Cold Air Is Recirculated During The Winter
And this same thing happens during the winter as well. When the ducts outside became cold enough, and the heater is not running, the air passing through it will cool down. Since the fan only circulates the air around, the cooled-down air will lower the area’s temperature.
When Running The AC, Should The Fan Be On “Auto” or “On”?
It depends on whether you or anyone else will use the area. The AC is still usable regardless if the fan is on auto or always-on mode. Using the fan in combination with the AC can save money if you know how to tinker with the correct settings.
Can You Leave The AC Fan On All Night?
If you don’t mind sleeping in a heavily humidified room, you can leave the AC fans during the evening. However, this setting might be a tad bit uncomfortable. If you don’t want to use the AC at night, a ceiling fan might be a better option than an AC fan.
Running AC Fan-Only With Windows Open
You can run your AC fan with windows open during the spring. The comfortable spring temperature will circulate all over the house, which can cool down hot spaces. Running an AC during the spring might be overkill since the temperature is not that hot. In this case, the fan-only option offers a better value without sacrificing comfort.

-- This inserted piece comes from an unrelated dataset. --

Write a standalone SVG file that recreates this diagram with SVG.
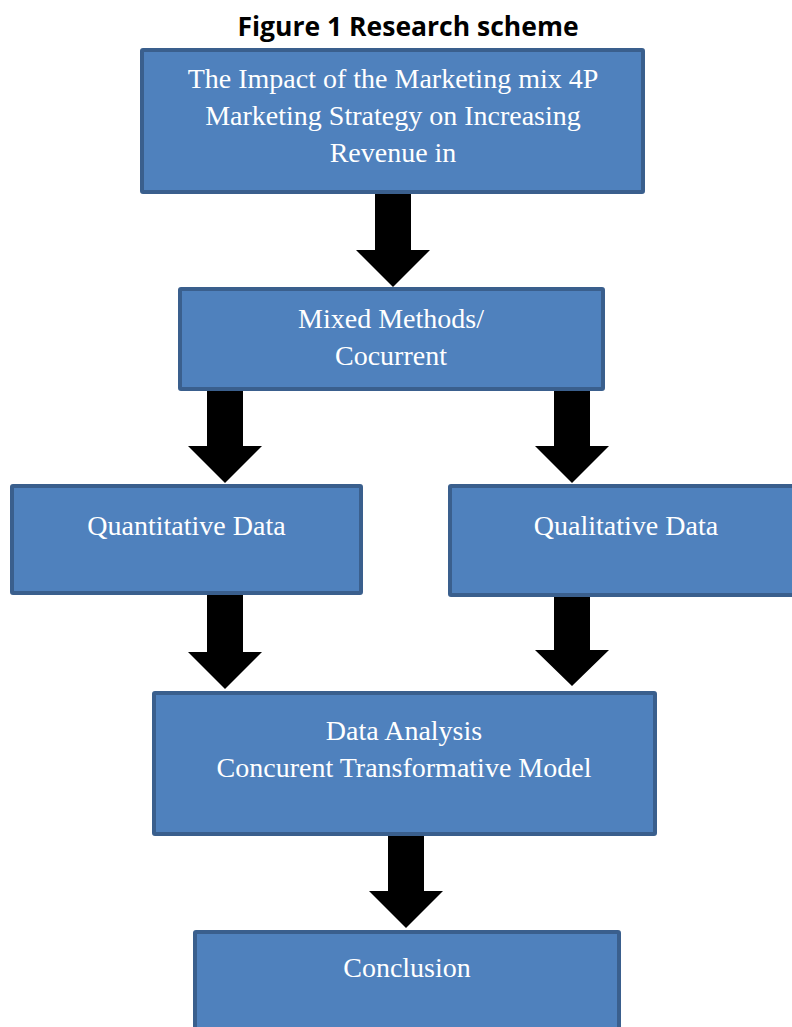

Both the “Auto” mode and the “Always-On” mode can be helpful in different circumstances. The choice should be dependent on the user’s needs and location. The “always-on” option is great if you want an evenly-distributed air temperature inside your home or in the designated working area. But this option is less efficient in energy consumption and doesn’t reduce the humidity.
The Auto mode, on the other hand, is used when the programmed thermostat settings are followed. This method can save you hundreds of dollars per year or more, depending on the programmed operating hours per day. However, this option can only cool down a few rooms and areas. And these areas are only cool for a few hours a day.